§ Exercise directions: Word for word, copy all the data and drop the pictures.

§ Provided material:

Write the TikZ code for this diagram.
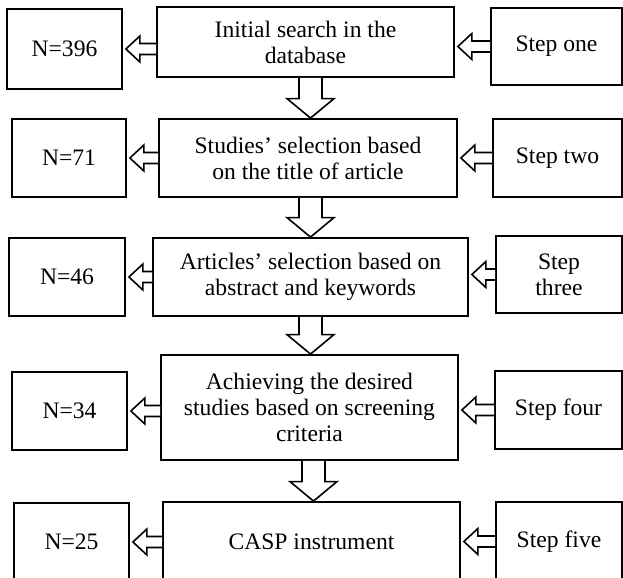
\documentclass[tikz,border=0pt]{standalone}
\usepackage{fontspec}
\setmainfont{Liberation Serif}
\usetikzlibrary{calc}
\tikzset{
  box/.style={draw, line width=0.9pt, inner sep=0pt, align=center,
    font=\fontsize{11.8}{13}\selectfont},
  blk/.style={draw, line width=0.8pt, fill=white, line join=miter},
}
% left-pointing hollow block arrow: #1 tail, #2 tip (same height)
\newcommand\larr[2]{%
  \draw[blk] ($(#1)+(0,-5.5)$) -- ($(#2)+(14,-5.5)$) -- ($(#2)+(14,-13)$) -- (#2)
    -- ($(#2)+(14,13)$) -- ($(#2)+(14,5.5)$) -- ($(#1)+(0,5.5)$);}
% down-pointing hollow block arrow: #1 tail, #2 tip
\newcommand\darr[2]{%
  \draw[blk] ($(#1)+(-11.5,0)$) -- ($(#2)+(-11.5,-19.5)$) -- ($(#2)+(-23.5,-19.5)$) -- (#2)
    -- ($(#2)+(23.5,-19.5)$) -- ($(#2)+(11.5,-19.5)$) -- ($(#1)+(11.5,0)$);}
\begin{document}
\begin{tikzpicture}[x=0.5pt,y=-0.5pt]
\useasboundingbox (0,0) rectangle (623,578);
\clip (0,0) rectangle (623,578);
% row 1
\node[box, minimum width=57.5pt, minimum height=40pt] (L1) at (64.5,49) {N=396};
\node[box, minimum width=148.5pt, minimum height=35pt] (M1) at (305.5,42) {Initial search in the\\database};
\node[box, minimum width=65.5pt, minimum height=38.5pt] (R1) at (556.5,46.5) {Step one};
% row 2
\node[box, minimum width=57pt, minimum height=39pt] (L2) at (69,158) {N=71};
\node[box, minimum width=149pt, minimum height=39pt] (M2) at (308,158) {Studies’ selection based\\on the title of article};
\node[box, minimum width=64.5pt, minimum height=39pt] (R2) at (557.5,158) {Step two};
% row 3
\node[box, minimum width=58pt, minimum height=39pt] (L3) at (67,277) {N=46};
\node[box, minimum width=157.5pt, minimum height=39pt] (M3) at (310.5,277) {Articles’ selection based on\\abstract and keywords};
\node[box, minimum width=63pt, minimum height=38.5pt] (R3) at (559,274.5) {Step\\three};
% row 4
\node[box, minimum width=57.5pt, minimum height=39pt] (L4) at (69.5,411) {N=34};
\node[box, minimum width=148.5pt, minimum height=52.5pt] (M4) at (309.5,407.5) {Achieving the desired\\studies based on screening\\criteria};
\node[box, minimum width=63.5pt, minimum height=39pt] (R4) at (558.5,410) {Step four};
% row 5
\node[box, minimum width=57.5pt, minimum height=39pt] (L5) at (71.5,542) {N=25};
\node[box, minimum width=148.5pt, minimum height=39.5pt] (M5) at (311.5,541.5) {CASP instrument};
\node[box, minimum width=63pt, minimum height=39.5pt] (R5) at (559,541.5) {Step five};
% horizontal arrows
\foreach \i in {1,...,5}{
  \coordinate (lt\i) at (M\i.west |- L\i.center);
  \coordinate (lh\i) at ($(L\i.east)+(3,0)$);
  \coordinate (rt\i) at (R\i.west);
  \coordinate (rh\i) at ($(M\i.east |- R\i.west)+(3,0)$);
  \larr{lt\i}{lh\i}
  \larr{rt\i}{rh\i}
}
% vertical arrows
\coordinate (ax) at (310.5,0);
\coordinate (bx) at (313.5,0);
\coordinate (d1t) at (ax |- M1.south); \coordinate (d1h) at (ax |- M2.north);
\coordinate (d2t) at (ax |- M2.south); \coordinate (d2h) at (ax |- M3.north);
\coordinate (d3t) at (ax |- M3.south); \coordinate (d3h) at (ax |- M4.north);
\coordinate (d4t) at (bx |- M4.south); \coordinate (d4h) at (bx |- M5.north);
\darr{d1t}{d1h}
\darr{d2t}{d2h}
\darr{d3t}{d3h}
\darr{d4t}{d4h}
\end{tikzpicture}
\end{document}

§ The completed task:
Write the TikZ code for this diagram.
\documentclass[tikz,border=0pt]{standalone}
\usepackage{fontspec}
\setmainfont{Liberation Serif}
\usetikzlibrary{calc}
\tikzset{
  box/.style={draw, line width=0.9pt, inner sep=0pt, align=center,
    font=\fontsize{11.8}{13}\selectfont},
  blk/.style={draw, line width=0.8pt, fill=white, line join=miter},
}
% left-pointing hollow block arrow: #1 tail, #2 tip (same height)
\newcommand\larr[2]{%
  \draw[blk] ($(#1)+(0,-5.5)$) -- ($(#2)+(14,-5.5)$) -- ($(#2)+(14,-13)$) -- (#2)
    -- ($(#2)+(14,13)$) -- ($(#2)+(14,5.5)$) -- ($(#1)+(0,5.5)$);}
% down-pointing hollow block arrow: #1 tail, #2 tip
\newcommand\darr[2]{%
  \draw[blk] ($(#1)+(-11.5,0)$) -- ($(#2)+(-11.5,-19.5)$) -- ($(#2)+(-23.5,-19.5)$) -- (#2)
    -- ($(#2)+(23.5,-19.5)$) -- ($(#2)+(11.5,-19.5)$) -- ($(#1)+(11.5,0)$);}
\begin{document}
\begin{tikzpicture}[x=0.5pt,y=-0.5pt]
\useasboundingbox (0,0) rectangle (623,578);
\clip (0,0) rectangle (623,578);
% row 1
\node[box, minimum width=57.5pt, minimum height=40pt] (L1) at (64.5,49) {N=396};
\node[box, minimum width=148.5pt, minimum height=35pt] (M1) at (305.5,42) {Initial search in the\\database};
\node[box, minimum width=65.5pt, minimum height=38.5pt] (R1) at (556.5,46.5) {Step one};
% row 2
\node[box, minimum width=57pt, minimum height=39pt] (L2) at (69,158) {N=71};
\node[box, minimum width=149pt, minimum height=39pt] (M2) at (308,158) {Studies’ selection based\\on the title of article};
\node[box, minimum width=64.5pt, minimum height=39pt] (R2) at (557.5,158) {Step two};
% row 3
\node[box, minimum width=58pt, minimum height=39pt] (L3) at (67,277) {N=46};
\node[box, minimum width=157.5pt, minimum height=39pt] (M3) at (310.5,277) {Articles’ selection based on\\abstract and keywords};
\node[box, minimum width=63pt, minimum height=38.5pt] (R3) at (559,274.5) {Step\\three};
% row 4
\node[box, minimum width=57.5pt, minimum height=39pt] (L4) at (69.5,411) {N=34};
\node[box, minimum width=148.5pt, minimum height=52.5pt] (M4) at (309.5,407.5) {Achieving the desired\\studies based on screening\\criteria};
\node[box, minimum width=63.5pt, minimum height=39pt] (R4) at (558.5,410) {Step four};
% row 5
\node[box, minimum width=57.5pt, minimum height=39pt] (L5) at (71.5,542) {N=25};
\node[box, minimum width=148.5pt, minimum height=39.5pt] (M5) at (311.5,541.5) {CASP instrument};
\node[box, minimum width=63pt, minimum height=39.5pt] (R5) at (559,541.5) {Step five};
% horizontal arrows
\foreach \i in {1,...,5}{
  \coordinate (lt\i) at (M\i.west |- L\i.center);
  \coordinate (lh\i) at ($(L\i.east)+(3,0)$);
  \coordinate (rt\i) at (R\i.west);
  \coordinate (rh\i) at ($(M\i.east |- R\i.west)+(3,0)$);
  \larr{lt\i}{lh\i}
  \larr{rt\i}{rh\i}
}
% vertical arrows
\coordinate (ax) at (310.5,0);
\coordinate (bx) at (313.5,0);
\coordinate (d1t) at (ax |- M1.south); \coordinate (d1h) at (ax |- M2.north);
\coordinate (d2t) at (ax |- M2.south); \coordinate (d2h) at (ax |- M3.north);
\coordinate (d3t) at (ax |- M3.south); \coordinate (d3h) at (ax |- M4.north);
\coordinate (d4t) at (bx |- M4.south); \coordinate (d4h) at (bx |- M5.north);
\darr{d1t}{d1h}
\darr{d2t}{d2h}
\darr{d3t}{d3h}
\darr{d4t}{d4h}
\end{tikzpicture}
\end{document}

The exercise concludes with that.